Ia juga menyoroti bagaimana peran legislatif, khususnya DPRD, sering disalahartikan. Padahal, melakukan pengawasan dan menyampaikan kritik adalah bagian dari tugas konstitusional dewan dalam menjalankan fungsi kontrol terhadap jalannya pemerintahan.
“Ketika kami diam, masyarakat bilang DPRD tidak bekerja. Tapi ketika kami bicara dan memberi masukan, malah dianggap menyerang. Harusnya kritik itu dilihat sebagai ruang perbaikan, bukan dijadikan alasan untuk menyerang balik,” imbuhnya.
Samri menambahkan bahwa DPRD tidak hanya melontarkan kritik, tetapi juga selalu menyertakan solusi. Namun, sayangnya, solusi-solusi tersebut seringkali tidak ditindaklanjuti oleh pihak eksekutif.
“Perbedaan pandangan itu wajar dalam demokrasi. Tapi jangan sampai itu jadi alasan untuk memusuhi. Saya sendiri mungkin tinggal tunggu giliran saja, karena sejauh ini data pribadi saya belum disebar,” katanya sambil tersenyum kecut.

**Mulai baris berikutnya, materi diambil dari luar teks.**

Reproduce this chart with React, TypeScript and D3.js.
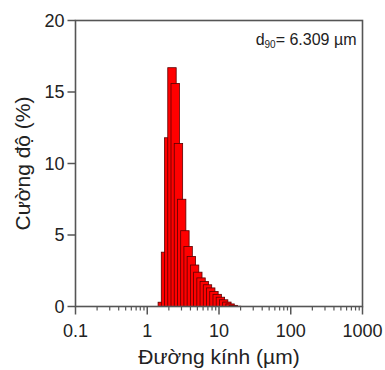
import React from "react";
import * as d3 from "d3";

// Bin lower edges (µm) and intensity (%)
const binSizes = [1.416, 1.57, 1.742, 1.932, 2.143, 2.377, 2.636, 2.924, 3.243, 3.597, 3.99, 4.426, 4.909, 5.445, 6.039, 6.699, 7.43, 8.241, 9.141, 10.14, 11.25, 12.47, 13.84, 15.35];
const intensity = [0.3, 3.8, 11.8, 16.7, 15.6, 11.4, 7.5, 5.3, 4.2, 3.5, 2.9, 2.4, 2.0, 1.75, 1.52, 1.3, 1.05, 0.85, 0.65, 0.47, 0.31, 0.18, 0.08, 0.02];
const xTickValues = [0.1, 1, 10, 100, 1000];
const xTickLabels = ["0.1", "1", "10", "100", "1000"];
const yTickValues = [0, 5, 10, 15, 20];
const annotationValue = "6.309";

const W = 385, H = 370;
const M = { left: 75.5, right: 362.5, top: 20.5, bottom: 306.5 };
const BAR_SPAN = 1.31; // bar width as multiplicative factor on log axis
const AXIS = "#555";
const TXT = "#222";
const FONT = "Arial, 'Liberation Sans', sans-serif";

export default function App() {
  const x = d3.scaleLog().domain([0.1, 1000]).range([M.left, M.right]);
  const y = d3.scaleLinear().domain([0, 20]).range([M.bottom, M.top]);

  const minor: number[] = [];
  for (let dec = 0.1; dec < 1000; dec *= 10) {
    for (let k = 2; k <= 9; k++) minor.push(+(dec * k).toPrecision(3));
  }

  return (
    <svg width={W} height={H} style={{ position: "absolute", left: 0, top: 0, background: "#fff" }} fontFamily={FONT}>
      {/* bars */}
      <g>
        {binSizes.map((s, i) => {
          const x0 = x(s);
          const x1 = x(s * BAR_SPAN);
          const yt = y(intensity[i]);
          return (
            <rect key={i} x={x0} y={yt} width={x1 - x0} height={y(0) - yt}
              fill="#ff0000" stroke="#5a0000" strokeWidth={0.8} />
          );
        })}
      </g>
      {/* frame */}
      <rect x={M.left} y={M.top} width={M.right - M.left} height={M.bottom - M.top}
        fill="none" stroke={AXIS} strokeWidth={1.6} />
      {/* y ticks */}
      {yTickValues.map((v) => (
        <g key={v}>
          <line x1={M.left - 8} x2={M.left} y1={y(v)} y2={y(v)} stroke={AXIS} strokeWidth={1.5} />
          <text x={M.left - 11} y={y(v)} dy="0.36em" textAnchor="end" fontSize={18} fill={TXT}>{v}</text>
        </g>
      ))}
      {/* x ticks */}
      {xTickValues.map((v, i) => (
        <g key={v}>
          <line x1={x(v)} x2={x(v)} y1={M.bottom} y2={M.bottom + 8} stroke={AXIS} strokeWidth={1.5} />
          <text x={x(v)} y={M.bottom + 30} textAnchor="middle" fontSize={18} fill={TXT}>{xTickLabels[i]}</text>
        </g>
      ))}
      {minor.map((v) => (
        <line key={v} x1={x(v)} x2={x(v)} y1={M.bottom} y2={M.bottom + 4} stroke={AXIS} strokeWidth={1.2} />
      ))}
      {/* titles */}
      <text x={(M.left + M.right) / 2} y={364} textAnchor="middle" fontSize={21} fill={TXT}>Đường kính (µm)</text>
      <text transform={`translate(30,${(M.top + M.bottom) / 2}) rotate(-90)`} textAnchor="middle" fontSize={21} fill={TXT}>Cường độ (%)</text>
      {/* annotation */}
      <text x={M.right - 6} y={45} textAnchor="end" fontSize={16} fill={TXT}>
        d<tspan fontSize={10} dy={3}>90</tspan><tspan dy={-3}>= {annotationValue} µm</tspan>
      </text>
    </svg>
  );
}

Ia berharap aparat penegak hukum dapat mengusut tuntas kasus-kasus doxing yang terjadi dan memberikan perlindungan bagi warga negara yang menyuarakan pendapatnya secara sah dan konstitusional.
“Kalau dibiarkan, ini akan menciptakan budaya takut. Ruang publik jadi tidak sehat. Demokrasi kita bisa mundur,” tutupnya.